Bernie Sanders vs. DNC gets even more fun: DNC recommended fired staffer
The fight between Bernie Sanders and the DNC over the data breaching scandal is getting even more sexier. One adviser tells Yahoo News fired national data director Josh Uretsky was recommended to them…by the DNC itself!
“It’s not as if we conjured this guy Josh from thin air. This is an individual … who was recommended to us by the DNC and NGP VAN,” the adviser said.
According to the adviser, one of the references that Uretsky gave when he applied to work with the campaign was the DNC’s National Data Director Andrew Brown, who works closely with the shared voter file program.
“Andrew Brown spoke to us and gave him a positive review, as did [ ex-NGP VAN COO ] Bryan Whitaker,” the adviser said.. . .
It’s pretty interesting to see these allegations come out, especially because Sanders’ campaign is still pushing the “DNC is helping the Clinton campaign” idea. If it’s true, then the new allegations levied by Sanders’ crew may give credence to this. The DNC scheduled all but one of the 2015 debates on a Saturday, when most people were watching college football, suggesting they really are “in the tank” for Clinton.
Paranoia about moles is common in political campaigns, suggesting that such behavior is fairly common and well known on the inside. Did the Clinton campaign set up this scandal?

Meanwhile, Hillary's strategy of portraying herself as the the kindly Hispanic grandmother is not working out so well: Hillary Clinton Is ‘Not My Abuela,’ Critics Say
Hillary Clinton’s campaign for president has been savvy about talking to young voters in the parlance of the social web, using emojis, sleek graphics and other formats. But the list “7 things Hillary Clinton has in common with your abuela” seemed to backfire this week.

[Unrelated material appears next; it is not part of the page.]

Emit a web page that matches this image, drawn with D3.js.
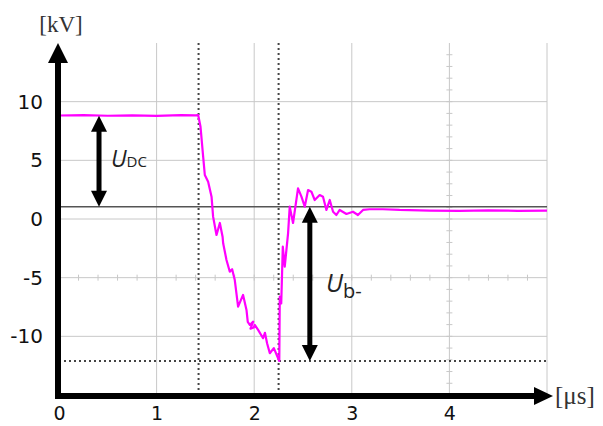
<!DOCTYPE html>
<html><head><meta charset="utf-8">
<script src="https://cdn.jsdelivr.net/npm/d3@7"></script>
<style>body{margin:0;background:#fff}svg{display:block}</style>
</head><body>
<svg id="c" width="603" height="426"></svg>
<script>
// ---- data ----
const xTicks = [0, 1, 2, 3, 4];
const yTicks = [-10, -5, 0, 5, 10];
const xGrid = [1, 2, 3, 4, 5];
const yGrid = [-10, -5, 0, 5, 10];
const timeUs = [0, 0.25, 0.5, 0.75, 1.0, 1.25, 1.40, 1.426, 1.450, 1.477, 1.494, 1.528, 1.563, 1.579, 1.604, 1.614, 1.648, 1.676, 1.682,
  1.716, 1.750, 1.774, 1.801, 1.835, 1.886, 1.921, 1.934, 1.955, 1.990, 1.962, 1.995, 2.006, 2.040, 2.091, 2.110, 2.132, 2.160,
  2.201, 2.245, 2.257, 2.262, 2.277, 2.293, 2.313, 2.347, 2.364, 2.398, 2.449, 2.484, 2.518, 2.552, 2.586, 2.620, 2.671, 2.705,
  2.740, 2.774, 2.808, 2.842, 2.876, 2.945, 3.012, 3.063, 3.115, 3.183, 3.319, 3.490, 3.8, 4.1, 4.4, 4.7, 5.0];
const voltageKv = [8.82, 8.86, 8.80, 8.84, 8.79, 8.85, 8.83, 8.86, 7.86, 5.31, 3.75, 3.18, 1.90, 0.20, -0.94, -1.36, -0.34, -1.51, -2.07,
  -3.49, -4.49, -4.28, -5.20, -7.47, -6.47, -7.75, -8.77, -9.03, -8.75, -9.35, -9.25, -9.03, -9.45, -10.16, -9.70, -10.59, -11.44,
  -11.01, -11.87, -12.10, -6.62, -7.20, -2.36, -4.06, -1.22, 1.05, -0.34, 2.61, 1.90, 1.05, 2.47, 2.33, 1.62, 2.04, 1.90,
  0.77, 1.62, 0.62, 0.34, 0.77, 0.43, 0.62, 0.34, 0.77, 0.83, 0.83, 0.77, 0.72, 0.70, 0.74, 0.70, 0.72];
const dcLevel = 1.05;      // solid reference line [kV]
const minLevel = -12.1;    // dotted minimum line [kV]
const markerTimes = [1.43, 2.25];
const flatLevel = 8.8;
const udcArrowT = 0.41;
const ubArrowT = 2.57;

// ---- scales ----
const svg = d3.select("#c");
const x = d3.scaleLinear().domain([0, 5]).range([59, 547]);
const y = d3.scaleLinear().domain([-15, 15]).range([395, 43]);
const axX = 58, axY = 396;

// grid
const g = svg.append("g");
g.selectAll(".vg").data(xGrid).join("line")
  .attr("x1", d => x(d)).attr("x2", d => x(d)).attr("y1", y(15)).attr("y2", y(-15))
  .attr("stroke", "#c8c8c8").attr("stroke-width", 1);
g.selectAll(".hg").data(yGrid).join("line")
  .attr("x1", x(0)).attr("x2", x(5)).attr("y1", d => y(d)).attr("y2", d => y(d))
  .attr("stroke", "#c8c8c8").attr("stroke-width", 1);
// minor ticks on centre lines
const minorX = d3.range(1, 25).map(i => i * 0.2);
g.selectAll(".mx").data(minorX).join("line")
  .attr("x1", d => x(d)).attr("x2", d => x(d)).attr("y1", y(-5) - 3).attr("y2", y(-5) + 3)
  .attr("stroke", "#c8c8c8");
const minorY = d3.range(-14, 15);
g.selectAll(".my").data(minorY).join("line")
  .attr("x1", x(4) - 3).attr("x2", x(4) + 3).attr("y1", d => y(d)).attr("y2", d => y(d))
  .attr("stroke", "#c8c8c8");

// dotted markers
g.selectAll(".vm").data(markerTimes).join("line")
  .attr("x1", d => x(d)).attr("x2", d => x(d)).attr("y1", y(15)).attr("y2", y(-15))
  .attr("stroke", "#444").attr("stroke-width", 2).attr("stroke-dasharray", "2,3");
g.append("line").attr("x1", x(0)).attr("x2", x(5)).attr("y1", y(minLevel)).attr("y2", y(minLevel))
  .attr("stroke", "#444").attr("stroke-width", 2).attr("stroke-dasharray", "2,3");
// solid dc line
g.append("line").attr("x1", x(0)).attr("x2", x(5)).attr("y1", y(dcLevel)).attr("y2", y(dcLevel))
  .attr("stroke", "#555").attr("stroke-width", 1.4);

// waveform
const pts = timeUs.map((t, i) => [t, voltageKv[i]]);
svg.append("path").datum(pts)
  .attr("d", d3.line().x(d => x(d[0])).y(d => y(d[1])))
  .attr("fill", "none").attr("stroke", "#f0f").attr("stroke-width", 2.2).attr("stroke-linejoin", "round");

// axes labels
const fontTick = "'DejaVu Sans', Verdana, sans-serif";
const fmt = d => String(d);
const ya = svg.append("g").attr("transform", `translate(${axX},0)`)
  .call(d3.axisLeft(y).tickValues(yTicks).tickFormat(fmt).tickSize(0).tickPadding(15));
ya.select(".domain").remove();
ya.selectAll("text").attr("font-family", fontTick).attr("font-size", 20).attr("fill", "#111");
const xa = svg.append("g").attr("transform", `translate(0,${axY})`)
  .call(d3.axisBottom(x).tickValues(xTicks).tickFormat(fmt).tickSize(0).tickPadding(11));
xa.select(".domain").remove();
xa.selectAll("text").attr("font-family", fontTick).attr("font-size", 19).attr("fill", "#111");

// thick axes with arrows
svg.append("line").attr("x1", axX).attr("x2", axX).attr("y1", axY + 3).attr("y2", 60)
  .attr("stroke", "#000").attr("stroke-width", 6);
svg.append("path").attr("d", `M${axX},43 L${axX - 10},63 L${axX + 10},63 Z`).attr("fill", "#000");
svg.append("line").attr("x1", axX - 3).attr("x2", 536).attr("y1", axY).attr("y2", axY)
  .attr("stroke", "#000").attr("stroke-width", 6);
svg.append("path").attr("d", `M553,${axY} L534,${axY - 9} L534,${axY + 9} Z`).attr("fill", "#000");

// double arrows
function dblArrow(t, v1, v2) {
  const cx = x(t), yt = y(v1), yb = y(v2);
  svg.append("line").attr("x1", cx).attr("x2", cx).attr("y1", yt + 10).attr("y2", yb - 10)
    .attr("stroke", "#000").attr("stroke-width", 5);
  svg.append("path").attr("d", `M${cx},${yt} L${cx - 8},${yt + 16} L${cx + 8},${yt + 16} Z`).attr("fill", "#000");
  svg.append("path").attr("d", `M${cx},${yb} L${cx - 8},${yb - 16} L${cx + 8},${yb - 16} Z`).attr("fill", "#000");
}
dblArrow(udcArrowT, flatLevel, dcLevel);
dblArrow(ubArrowT, dcLevel, minLevel);

// unit labels
svg.append("text").attr("x", 61).attr("y", 32).attr("text-anchor", "middle")
  .attr("font-family", "'Liberation Serif', serif").attr("font-size", 23).attr("fill", "#333").text("[kV]");
svg.append("text").attr("x", 555).attr("y", 404)
  .attr("font-family", "'Liberation Serif', serif").attr("font-size", 25).attr("fill", "#333").text("[μs]");

// annotation labels
const t1 = svg.append("text").attr("x", 111).attr("y", 167).attr("font-family", "'Open Sans', sans-serif").attr("fill", "#222");
t1.append("tspan").attr("font-size", 23).attr("font-style", "italic").text("U");
t1.append("tspan").attr("font-size", 15).text("DC");
const t2 = svg.append("text").attr("x", 326).attr("y", 292).attr("font-family", "'Open Sans', sans-serif").attr("fill", "#222");
t2.append("tspan").attr("font-size", 25).attr("font-style", "italic").text("U");
t2.append("tspan").attr("font-size", 20).attr("dy", 6).text("b-");
</script>
</body></html>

After Mrs. Clinton shared news of her daughter’s second pregnancy, a “content strategist” for her campaign posted the list, an effort to appeal to young Hispanic voters by pointing out how she was just like their abuelas, or grandmothers: She cares for all children. She reads to her grandchild before bedtime. She doesn’t tolerate disrespect.

Her critics were not impressed. Soon, the hashtag #NotMyAbuela was circulating as a critique of what some saw as a tone-deaf move to pander to a powerful but marginalized bloc of voters. Her critics pointed out that Mrs. Clinton did not grow up poor like their relatives, and was not separated from loved ones by country borders. Others just made their points with the magic of memes. . . 
Hillary’s Hispandering Problem
Hillary Clinton can’t help herself. Handed a news cycle victory on a silver platter by vulgar and mean-spirited remarks by Donald Trump, the presumptive Democratic presidential nominee flopped again. The problem this time was her attempt to exploit the announcement that daughter Chelsea is expecting the former First Family’s second grandchild. As I wrote earlier today, I think we’d all be better off if everyone, including the candidates, stopped treating politicians like celebrities. But the slip-up here wasn’t just the transparent effort to capitalize on a happy event in her personal life. Seeking to maximize the Democrats’ obvious advantage with Hispanic voters in an election cycle in which most Republicans have taken an anti-immigrant stand, Clinton began to promote herself to that community as everyone’s “abuela.” The response, even from Hispanic Democrats, wasn’t very positive.
Meanwhile, Hillary's email scandal prepares to enter its fourth year: Hillary Clinton Was Asked About Email 2 Years Ago
Hillary Rodham Clinton was directly asked by congressional investigators in a December 2012 letter whether she had used a private email account while serving as secretary of state, according to letters obtained by The New York Times.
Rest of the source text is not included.